То же самое противоречие «контрабандно» протаскивается в описание деталей ситуации, возникающей при вторжении в мир игры стороннего наблюдателя. Зритель, как справедливо указывает Бахтин, любуется игрой «с точки зрения изображаемого ею целого события жизни, эстетически активно ее созерцая и отчасти создавая (как эстетически значимое целое, переводя в новый эстетический план)». «Но ведь этим, — добавляет он, — первоначально данное событие изменяется, обогащаясь принципиально новым моментом — зрителем-автором, этим преобразуются и все остальные моменты события, входя в новое целое: играющие… <…> становятся героями, то есть перед нами уже не событие игры, а в зачаточном виде художественное событие драмы».
Но событие драмы или, точнее, драматизированное художественное событие всегда может быть отмотано назад и снова превратиться в игру. Для этого зритель должен либо сам принять участие в игре, либо, «оставаясь эмпирически на своем месте», начать «вживаться в одного из участников и вместе с ним изнутри переживать воображаемую жизнь». Например, болельщик, присутствующий на футбольном матче, может выскочить на поле и попытаться помочь любимой команде одержать победу над соперником. А может, и это тоже будет переходом в режим дистиллированной игры, все 90 минут воображать себя Лионелем Месси.
Вопрос об онтологическом статусе игры, ее отличии от искусства становится для Бахтина поводом «сказать несколько слов о творчестве актера», который тоже, как легко догадаться, занимается тем, что играет (правда, не в разбойников, а просто разбойников). По Бахтину, «актер творит эстетически» не тогда, «когда он, перевоплотившись, в воображении переживает жизнь героя как свою собственную жизнь», а тогда, «когда он извне создает и формирует тот образ героя, в которого он потом перевоплотится, творит его как целое, притом не изолированно, а как момент целого же произведения — драмы, то есть тогда, когда он является автором, точнее, соавтором, и режиссером, и активным зрителем… <…> изображаемого героя и целой пьесы». Нетрудно понять, если держать в уме предыдущие бахтинские рассуждения, что актер занимается эстетической деятельностью только тогда, когда пребывает в позиции вненаходимости. Именно вненаходимость позволяет актеру творить художественный образ героя с помощью грима, костюма, придумывания свойственной герою манеры поведения, обработке его голоса, создания характера и т. п. Все эти подсобные средства «направлены на оформление человека-героя и его жизни». В момент же окончательного перевоплощения актера в героя они перестают быть «художественно значимыми моментами» для актера и начинают восприниматься таковыми исключительно зрителем. Бахтин, однако, спешит предупредить, что эстетическое оформление человека-героя, перевоплощение в него в ходе спектакля или репетиции, а также наступающий затем перенос центра эстетической деятельности в сознание зрителя могут быть четко разделены лишь на уровне абстрактного теоретизирования. В действительности они тесно переплетаются между собой, придавая игре актера характер «конкретного живого эстетического события».

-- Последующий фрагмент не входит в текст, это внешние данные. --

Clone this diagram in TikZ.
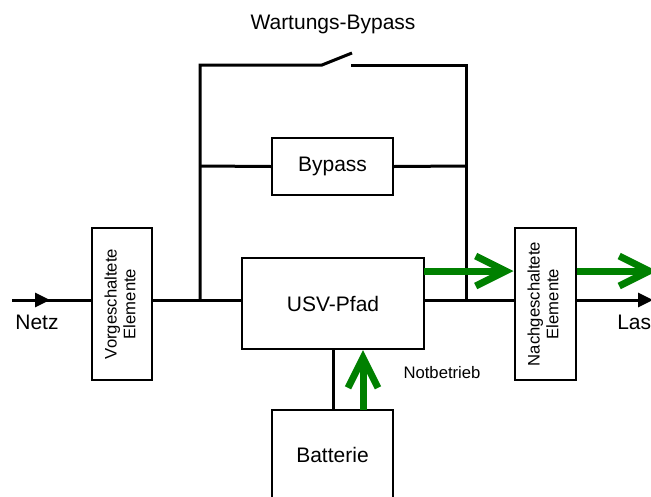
\documentclass[tikz,border=0pt]{standalone}
\usepackage{fontspec}
\setmainfont{Liberation Sans}
\usetikzlibrary{arrows.meta}
\definecolor{flowgreen}{RGB}{0,128,0}
\tikzset{
  box/.style={draw=black, line width=1.5pt, inner sep=0pt, align=center, font=\fontsize{15.75}{18}\selectfont},
  vbox/.style={box, minimum width=45pt, minimum height=114pt, font=\fontsize{12.5}{15}\selectfont},
  wire/.style={draw=black, line width=2.25pt},
  tri/.style={-{Triangle[length=11.25pt 0, width=10.5pt 0]}},
  garrow/.style={draw=flowgreen, line width=5.25pt, -{Straight Barb[length=22.5pt 0, width=22.5pt 0]}},
  big/.style={font=\fontsize{15.75}{18}\selectfont, inner sep=0pt},
  small/.style={font=\fontsize{12.5}{15}\selectfont, inner sep=0pt}
}
\begin{document}
\begin{tikzpicture}[x=0.75pt, y=-0.75pt]
\useasboundingbox (0,0) rectangle (651,497);
\clip (0,0) rectangle (651,497);
% boxes
\node[vbox] (vor) at (122,304) {\rotatebox{90}{\begin{tabular}{@{}c@{}}Vorgeschaltete\\[-1pt]Elemente\end{tabular}}};
\node[vbox, minimum width=45.75pt] (nach) at (545,304) {\rotatebox{90}{\begin{tabular}{@{}c@{}}Nachgeschaltete\\[-1pt]Elemente\end{tabular}}};
\node[box, minimum width=136.5pt, minimum height=68.25pt] (usv) at (333,303.5) {USV-Pfad};
\node[box, minimum width=90.75pt, minimum height=42.75pt] (byp) at (332.5,166.5) {Bypass};
\node[box, minimum width=90.75pt, minimum height=66.75pt] (bat) at (332.5,454.5) {Batterie};
% coordinates
\coordinate (ns) at (12,300);
\coordinate (na) at (50,300);
\coordinate (le) at (653,300);
\coordinate (jl) at (200,300);
\coordinate (jr) at (466,300);
\coordinate (tl) at (200,65);
\coordinate (tr) at (466,65);
\coordinate (bl) at (200,166);
\coordinate (br) at (466,166);
\coordinate (s1) at (322,65);
\coordinate (s2) at (352,53);
\coordinate (s3) at (351,65);
\coordinate (g1) at (424,271);
\coordinate (g2) at (657,271);
\coordinate (gb) at (363,410);
% wires
\draw[wire] (ns) -- (ns -| vor.west);
\draw[wire, tri] (ns) -- (na);
\draw[wire] (jl -| vor.east) -- (jl -| usv.west);
\draw[wire] (jl -| usv.east) -- (jl -| nach.west);
\draw[wire, tri] (le -| nach.east) -- (le);
\draw[wire] (jl) -- (tl) -- (s1) -- (s2);
\draw[wire] (s3) -- (tr) -- (jr);
\draw[wire] (bl) -- (byp.west);
\draw[wire] (byp.east) -- (br);
\draw[wire] (usv.south) -- (usv.south |- bat.north);
% green flows
\draw[garrow] (g1) -- (g1 -| nach.west);
\draw[garrow] (g1 -| nach.east) -- (g2);
\draw[garrow] (gb) -- (gb |- usv.south);
% labels
\node[big] (wb) at (333,24) {Wartungs-Bypass};
\node[small] (nb) at (442,373) {Notbetrieb};
\node[big] (netz) at (37,322) {Netz};
\node[big, anchor=west] (last) at (617,322) {Last};
\end{tikzpicture}
\end{document}
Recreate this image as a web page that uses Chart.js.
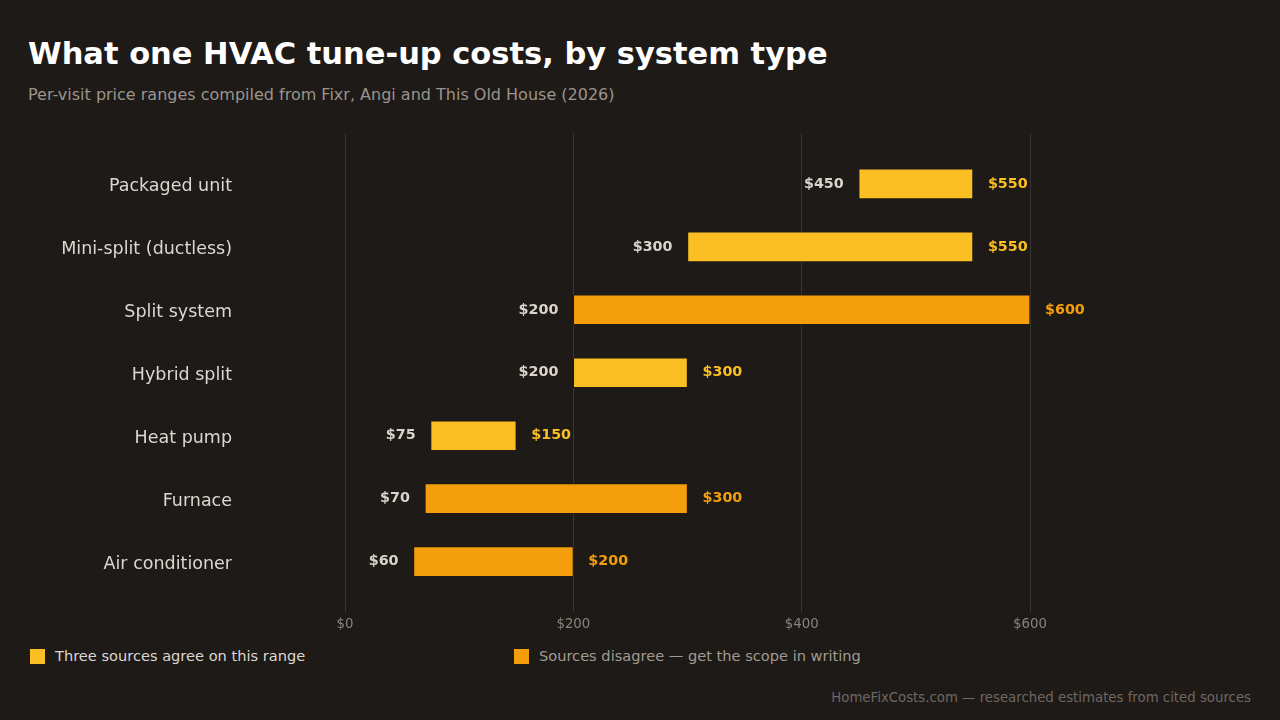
<!DOCTYPE html>
<html lang="en">
<head>
    <meta charset="UTF-8">
    <title>HVAC tune-up costs</title>
    <script src="https://cdn.jsdelivr.net/npm/chart.js"></script>
    <style>
        body {
            margin: 0;
            width: 1280px;
            height: 720px;
            background-color: #1e1a17;
            font-family: "DejaVu Sans", sans-serif;
            position: relative;
            overflow: hidden;
        }

        h1 {
            position: absolute;
            left: 28px;
            top: 35px;
            margin: 0;
            font-size: 30.5px;
            font-weight: bold;
            color: #ffffff;
            line-height: 38px;
        }

        .subtitle {
            position: absolute;
            left: 28px;
            top: 85px;
            font-size: 16px;
            color: #9b948d;
        }

        .chart-box {
            position: absolute;
            left: 0;
            top: 115px;
            width: 1280px;
            height: 525px;
        }

        .legend-item {
            position: absolute;
            top: 647px;
            font-size: 14.6px;
            line-height: 18px;
        }

        .legend-item span {
            display: inline-block;
            width: 15px;
            height: 15px;
            vertical-align: -3px;
            margin-right: 10px;
        }

        .footer {
            position: absolute;
            right: 29px;
            top: 690px;
            font-size: 13.3px;
            color: #6e6862;
        }
    </style>
</head>
<body>

    <h1>What one HVAC tune-up costs, by system type</h1>
    <div class="subtitle">Per-visit price ranges compiled from Fixr, Angi and This Old House (2026)</div>

    <div class="chart-box">
        <canvas id="costChart"></canvas>
    </div>

    <div class="legend-item" style="left: 30px; color: #ddd7d1;"><span style="background: #fbbf24;"></span>Three sources agree on this range</div>
    <div class="legend-item" style="left: 514px; color: #a19a93;"><span style="background: #f59e0b;"></span>Sources disagree — get the scope in writing</div>

    <div class="footer">HomeFixCosts.com — researched estimates from cited sources</div>

    <script>
        // top to bottom
        const systems = ['Packaged unit', 'Mini-split (ductless)', 'Split system', 'Hybrid split', 'Heat pump', 'Furnace', 'Air conditioner'];
        const lowPrice = [450, 300, 200, 200, 75, 70, 60];
        const highPrice = [550, 550, 600, 300, 150, 300, 200];
        const sourcesAgree = [true, true, false, true, true, false, false];
        const xTicks = [0, 200, 400, 600];

        const AGREE = '#fbbf24';
        const DISAGREE = '#f59e0b';
        const BG = '#1e1a17';

        const barColors = sourcesAgree.map(a => a ? AGREE : DISAGREE);

        // $ labels at both ends of each range
        const rangeLabels = {
            id: 'rangeLabels',
            afterDatasetsDraw(chart) {
                const ctx = chart.ctx;
                const xs = chart.scales.x;
                const ys = chart.scales.y;
                ctx.save();
                ctx.font = 'bold 14.3px "DejaVu Sans"';
                ctx.textBaseline = 'middle';
                systems.forEach((name, i) => {
                    const y = ys.getPixelForValue(i);
                    ctx.fillStyle = '#d9d3cc';
                    ctx.textAlign = 'right';
                    ctx.fillText('$' + lowPrice[i], xs.getPixelForValue(lowPrice[i]) - 15, y);
                    ctx.fillStyle = barColors[i];
                    ctx.textAlign = 'left';
                    ctx.fillText('$' + highPrice[i], xs.getPixelForValue(highPrice[i]) + 15, y);
                });
                ctx.restore();
            }
        };

        const ctx = document.getElementById('costChart').getContext('2d');

        new Chart(ctx, {
            type: 'bar',
            data: {
                datasets: [{
                    data: systems.map((s, i) => ({ x: [lowPrice[i], highPrice[i]], y: i })),
                    backgroundColor: barColors,
                    borderColor: BG,
                    borderWidth: 1,
                    borderSkipped: false,
                    barThickness: 30
                }]
            },
            options: {
                indexAxis: 'y',
                responsive: true,
                maintainAspectRatio: false,
                animation: false,
                layout: {
                    padding: { top: 8, right: 44.5, left: 0, bottom: 0 }
                },
                plugins: {
                    legend: { display: false },
                    tooltip: { enabled: false }
                },
                scales: {
                    x: {
                        type: 'linear',
                        min: -92,
                        max: 780,
                        afterBuildTicks: scale => {
                            scale.ticks = xTicks.map(v => ({ value: v }));
                        },
                        afterFit: scale => { scale.height = 28; },
                        grid: {
                            color: '#3a3531',
                            lineWidth: 1,
                            drawTicks: false
                        },
                        border: { display: false },
                        ticks: {
                            padding: 5,
                            color: '#8a837c',
                            font: { family: 'DejaVu Sans', size: 13.3 },
                            callback: v => '$' + v
                        }
                    },
                    y: {
                        type: 'linear',
                        reverse: true,
                        offset: false,
                        min: -0.8,
                        max: 6.8,
                        afterBuildTicks: scale => {
                            scale.ticks = systems.map((s, i) => ({ value: i }));
                        },
                        afterFit: scale => { scale.width = 240; },
                        grid: { display: false, drawTicks: false, offset: false },
                        border: { display: false },
                        ticks: {
                            autoSkip: false,
                            padding: 8,
                            labelOffset: 3,
                            color: '#ddd7d1',
                            font: { family: 'DejaVu Sans', size: 17.5 },
                            callback: v => systems[v] ?? ''
                        }
                    }
                }
            },
            plugins: [rangeLabels]
        });
    </script>

</body>
</html>
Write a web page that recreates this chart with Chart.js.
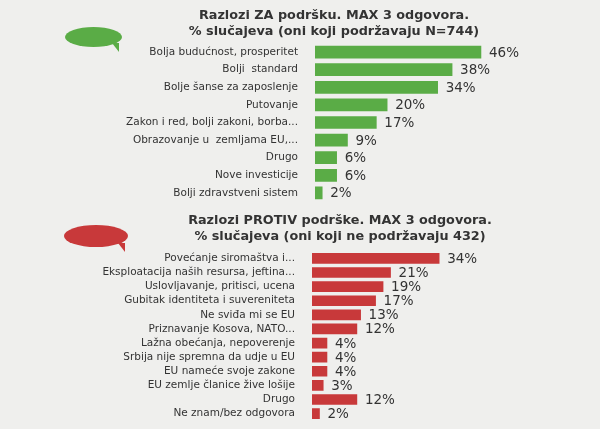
<!DOCTYPE html>
<html>
<head>
<meta charset="utf-8">
<script src="https://cdn.jsdelivr.net/npm/chart.js@4"></script>
<style>
  body { margin: 0; width: 600px; height: 429px; background: #efefed; position: relative; overflow: hidden; font-family: "DejaVu Sans", sans-serif; }
  .title { position: absolute; width: 400px; text-align: center; font-weight: bold; font-size: 12.8px; color: #333; line-height: 16px; z-index: 2; }
  .bubble { position: absolute; border-radius: 50%; z-index: 2; }
  .bubble::after { content: ""; position: absolute; right: 3px; bottom: -5px; border-left: 7px solid transparent; border-top: 9px solid; border-top-color: inherit; }
  canvas { position: absolute; left: 0; }
</style>
</head>
<body>
<div class="title" style="left:134px;top:7px">Razlozi ZA podršku. MAX 3 odgovora.<br>% slučajeva (oni koji podržavaju N=744)</div>
<div class="bubble" style="left:65px;top:27px;width:57px;height:20px;background:#5aac46;border-color:#5aac46"></div>
<canvas id="za" width="600" height="189" style="top:28px"></canvas>
<div class="title" style="left:140px;top:212px">Razlozi PROTIV podrške. MAX 3 odgovora.<br>% slučajeva (oni koji ne podržavaju 432)</div>
<div class="bubble" style="left:64px;top:225px;width:64px;height:22px;background:#c8393a;border-color:#c8393a"></div>
<canvas id="protiv" width="600" height="200" style="top:236px"></canvas>
<script>
const zaLabels = ["Bolja budućnost, prosperitet", "Bolji  standard", "Bolje šanse za zaposlenje", "Putovanje", "Zakon i red, bolji zakoni, borba...", "Obrazovanje u  zemljama EU,...", "Drugo", "Nove investicije", "Bolji zdravstveni sistem"];
const zaValues = [46, 38, 34, 20, 17, 9, 6, 6, 2];

const protivLabels = ["Povećanje siromaštva i...", "Eksploatacija naših resursa, jeftina...", "Uslovljavanje, pritisci, ucena", "Gubitak identiteta i suvereniteta", "Ne sviđa mi se EU", "Priznavanje Kosova, NATO...", "Lažna obećanja, nepoverenje", "Srbija nije spremna da udje u EU", "EU nameće svoje zakone", "EU zemlje članice žive lošije", "Drugo", "Ne znam/bez odgovora"];
const protivValues = [34, 21, 19, 17, 13, 12, 4, 4, 4, 3, 12, 2];

const valueLabels = {
    id: "valueLabels",
    afterDatasetsDraw(chart) {
        const ctx = chart.ctx;
        ctx.save();
        ctx.font = "13.5px 'DejaVu Sans'";
        ctx.fillStyle = "#333";
        ctx.textBaseline = "middle";
        chart.getDatasetMeta(0).data.forEach((bar, i) => {
            ctx.fillText(chart.data.datasets[0].data[i] + "%", bar.x + 8, bar.y + 1);
        });
        ctx.restore();
    }
};

function makeChart(id, labels, values, color, leftWidth, max, thickness) {
    new Chart(document.getElementById(id), {
        type: "bar",
        data: {
            labels: labels,
            datasets: [{ data: values, backgroundColor: color, barThickness: thickness }]
        },
        options: {
            indexAxis: "y",
            responsive: false,
            animation: false,
            devicePixelRatio: 1,
            layout: { padding: 0 },
            plugins: { legend: { display: false }, tooltip: { enabled: false } },
            scales: {
                x: { display: false, min: 0, max: max },
                y: {
                    afterFit(scale) { scale.width = leftWidth; },
                    grid: { display: false },
                    border: { display: false },
                    ticks: { autoSkip: false, color: "#333", font: { family: "DejaVu Sans", size: 10.5 }, padding: 9 }
                }
            }
        },
        plugins: [valueLabels]
    });
}

makeChart("za", zaLabels, zaValues, "#5aac46", 315, 79, 12);
makeChart("protiv", protivLabels, protivValues, "#c8393a", 312, 77, 10);
</script>
</body>
</html>
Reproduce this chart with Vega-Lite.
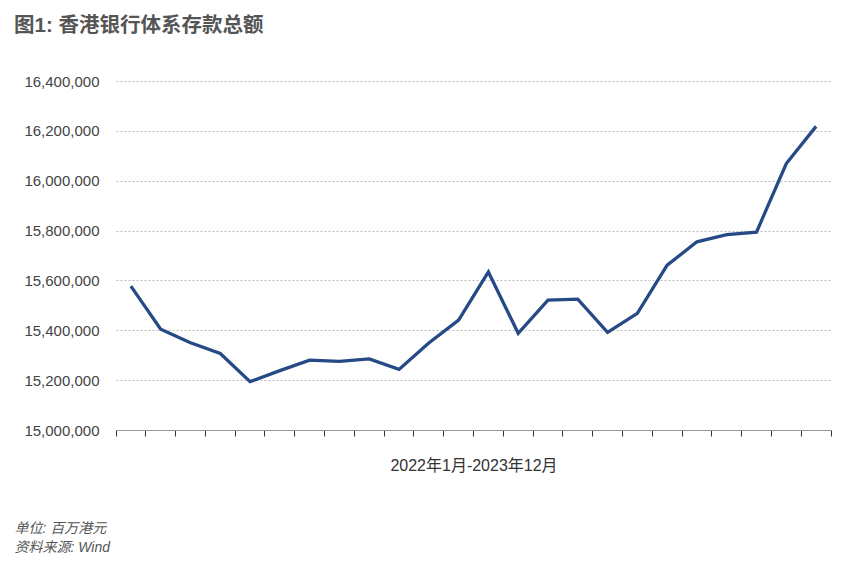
{
  "$schema": "https://vega.github.io/schema/vega-lite/v6.json",
  "autosize": {"type": "none"},
  "width": 715,
  "height": 349,
  "padding": {"left": 116, "top": 81, "right": 22, "bottom": 137},
  "background": "white",
  "title": {
    "text": "图1: 香港银行体系存款总额",
    "anchor": "start",
    "frame": "group",
    "dx": -102,
    "offset": 38,
    "font": "Liberation Sans, Noto Sans CJK SC",
    "fontSize": 20.5,
    "fontWeight": "bold",
    "color": "#555555"
  },
  "config": {
    "view": {"stroke": null},
    "font": "Liberation Sans"
  },
  "data": {
    "values": [
      {"month": "2022-01", "deposit": 15577000},
      {"month": "2022-02", "deposit": 15404000},
      {"month": "2022-03", "deposit": 15350000},
      {"month": "2022-04", "deposit": 15307000},
      {"month": "2022-05", "deposit": 15194000},
      {"month": "2022-06", "deposit": 15238000},
      {"month": "2022-07", "deposit": 15280000},
      {"month": "2022-08", "deposit": 15275000},
      {"month": "2022-09", "deposit": 15285000},
      {"month": "2022-10", "deposit": 15243000},
      {"month": "2022-11", "deposit": 15349000},
      {"month": "2022-12", "deposit": 15441000},
      {"month": "2023-01", "deposit": 15634000},
      {"month": "2023-02", "deposit": 15388000},
      {"month": "2023-03", "deposit": 15521000},
      {"month": "2023-04", "deposit": 15525000},
      {"month": "2023-05", "deposit": 15392000},
      {"month": "2023-06", "deposit": 15468000},
      {"month": "2023-07", "deposit": 15661000},
      {"month": "2023-08", "deposit": 15755000},
      {"month": "2023-09", "deposit": 15784000},
      {"month": "2023-10", "deposit": 15794000},
      {"month": "2023-11", "deposit": 16069000},
      {"month": "2023-12", "deposit": 16218000}
    ]
  },
  "mark": {"type": "line", "color": "#264a85", "strokeWidth": 3.3, "strokeJoin": "miter", "strokeCap": "butt"},
  "encoding": {
    "x": {
      "field": "month",
      "type": "ordinal",
      "scale": {"type": "band", "paddingInner": 0, "paddingOuter": 0},
      "axis": {
        "labels": false,
        "grid": false,
        "bandPosition": 1,
        "tickExtra": true,
        "tickSize": 6,
        "tickColor": "#333333",
        "tickWidth": 1,
        "domainColor": "#999999",
        "domainWidth": 1,
        "title": "2022年1月-2023年12月",
        "titleFont": "Liberation Sans, Noto Sans CJK SC",
        "titleFontSize": 16,
        "titleFontWeight": "normal",
        "titleColor": "#333333",
        "titlePadding": 21
      }
    },
    "y": {
      "field": "deposit",
      "type": "quantitative",
      "scale": {"domain": [15000000, 16400000], "nice": false, "zero": false},
      "axis": {
        "values": [15000000, 15200000, 15400000, 15600000, 15800000, 16000000, 16200000, 16400000],
        "format": ",d",
        "ticks": false,
        "domain": false,
        "labelPadding": 17,
        "labelFontSize": 15,
        "labelColor": "#444444",
        "grid": true,
        "gridColor": "#bbbbbb",
        "gridDash": [2, 2],
        "gridWidth": 1,
        "title": ["单位: 百万港元", "资料来源: Wind"],
        "titleAngle": 0,
        "titleAlign": "left",
        "titleBaseline": "middle",
        "titleX": -102,
        "titleY": 447,
        "titleLineHeight": 19,
        "titleFont": "Liberation Sans, Noto Sans CJK SC",
        "titleFontSize": 14,
        "titleFontStyle": "italic",
        "titleFontWeight": "normal",
        "titleColor": "#555555"
      }
    }
  }
}
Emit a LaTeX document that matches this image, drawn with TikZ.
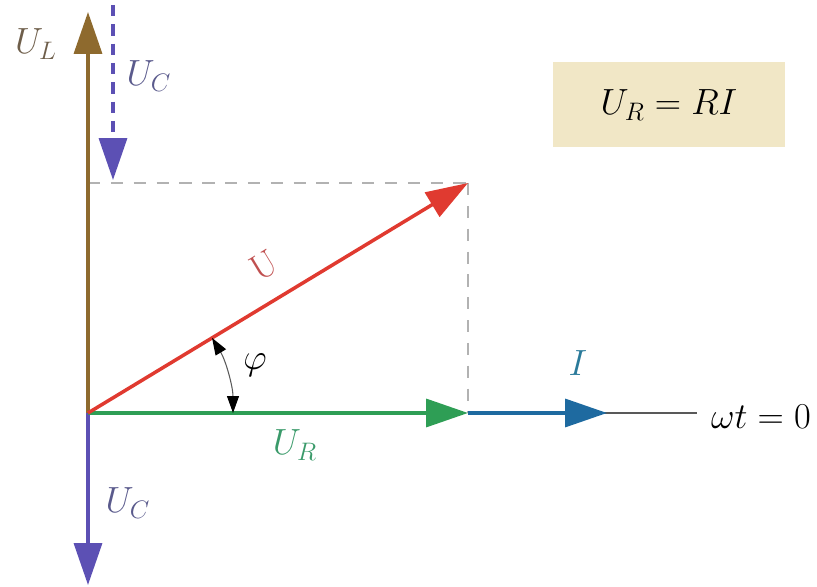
\documentclass[tikz,border=0pt]{standalone}
\usepackage{amsmath}
\usepackage{tikz}
\usepackage{xcolor}
\usetikzlibrary{arrows.meta}
\definecolor{PhBrown}{HTML}{8E6A2E}
\definecolor{PhPurple}{HTML}{5C50B4}
\definecolor{PhRed}{HTML}{E03A30}
\definecolor{PhGreen}{HTML}{2E9E55}
\definecolor{PhBlue}{HTML}{1E6AA0}
\definecolor{PhBeige}{HTML}{F1E7C6}
\definecolor{TxBrown}{HTML}{6E5E4A}
\definecolor{TxPurple}{HTML}{5A5A8C}
\definecolor{TxGreen}{HTML}{3A9A6A}
\definecolor{TxBlue}{HTML}{2A7A9A}
\definecolor{TxRed}{HTML}{C05050}

\begin{document}
\begin{tikzpicture}[
  x=0.02cm, y=0.02cm,
  every node/.style={font=\fontsize{22}{26}\selectfont},
  vec/.style={line width=2pt, -{Triangle[length=0.84cm, width=0.56cm]}},
  guide/.style={gray!60, line width=0.9pt, dash pattern=on 7pt off 6pt},
  angarr/.style={line width=0.6pt, gray!70!black,
                 {Triangle[length=0.34cm, width=0.24cm, black]}-{Triangle[length=0.34cm, width=0.24cm, black]}},
  lbl/.style={inner sep=1pt},
  formula/.style={fill=PhBeige, minimum width=4.64cm, minimum height=1.7cm},
]
\useasboundingbox (-88,-174) rectangle (729,413);

%% ── Key points ───────────────────────────────
\coordinate (O)      at (0,0);
\coordinate (ULtip)  at (0,401);
\coordinate (UCtop)  at (25,408);
\coordinate (UCtip)  at (25,233);
\coordinate (Q)      at (0,230);
\coordinate (P)      at (380,230);
\coordinate (R)      at (380,0);
\coordinate (Itip)   at (519,0);
\coordinate (axis)   at (609,0);
\coordinate (UCdown) at (0,-172);

%% ── Projection guides ────────────────────────
\draw[guide] (Q) -- (P);
\draw[guide] (P) -- (R);

%% ── Reference axis + current ─────────────────
\draw[gray!70!black, line width=0.9pt] (R) -- (axis);
\draw[vec, PhBlue] (R) -- (Itip);

%% ── Voltage phasors ──────────────────────────
\draw[vec, PhBrown]  (O) -- (ULtip);
\draw[vec, PhPurple] (O) -- (UCdown);
\draw[vec, PhPurple, dash pattern=on 6.5pt off 4.5pt] (UCtop) -- (UCtip);
\draw[vec, PhGreen]  (O) -- (R);
\draw[vec, PhRed]    (O) -- (P);

%% ── Phase angle ──────────────────────────────
\draw[angarr] (145,0) arc[start angle=0, end angle=31.2, radius=145];

%% ── Labels ───────────────────────────────────
\node[lbl, text=TxBrown]  (ULlab)  at (-52,369) {$U_L$};
\node[lbl, text=TxPurple] (UClabA) at (61,337)  {$U_C$};
\node[lbl, text=TxRed, rotate=31.2] (Ulab) at (176,148) {$\mathrm{U}$};
\node[lbl]                (philab) at (167,48)  {$\varphi$};
\node[lbl, text=TxGreen]  (URlab)  at (207,-32) {$U_R$};
\node[lbl, text=TxBlue]   (Ilab)   at (490,50)  {$I$};
\node[lbl, text=TxPurple] (UClabB) at (40,-90)  {$U_C$};
\node[lbl]                (wtlab)  at (673,-4)  {$\omega t = 0$};

%% ── Ohm's law box ────────────────────────────
\node[formula] (law) at (581,308) {$U_R = RI$};

\end{tikzpicture}
\end{document}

Достаточно очевидно, что взгляды Бахтина на сущность актерского искусства расходятся с принципами системы Станиславского, призывавшего вышедшего на театральную сцену человека испытывать подлинные переживания. Зато неоспоримо созвучие тезисов Бахтина с рекомендациями Бертольта Брехта, теория «очуждения» которого также предъявляла актеру требование смотреть на изображаемого персонажа как бы извне, со стороны.
Рассуждения Бахтина о природе игры носят скорее характер экскурса, поскольку главное, что его занимает в главе «Пространственная форма героя», — это «то единственное место, которое занимает тело как ценность в единственном конкретном мире по отношению к субъекту».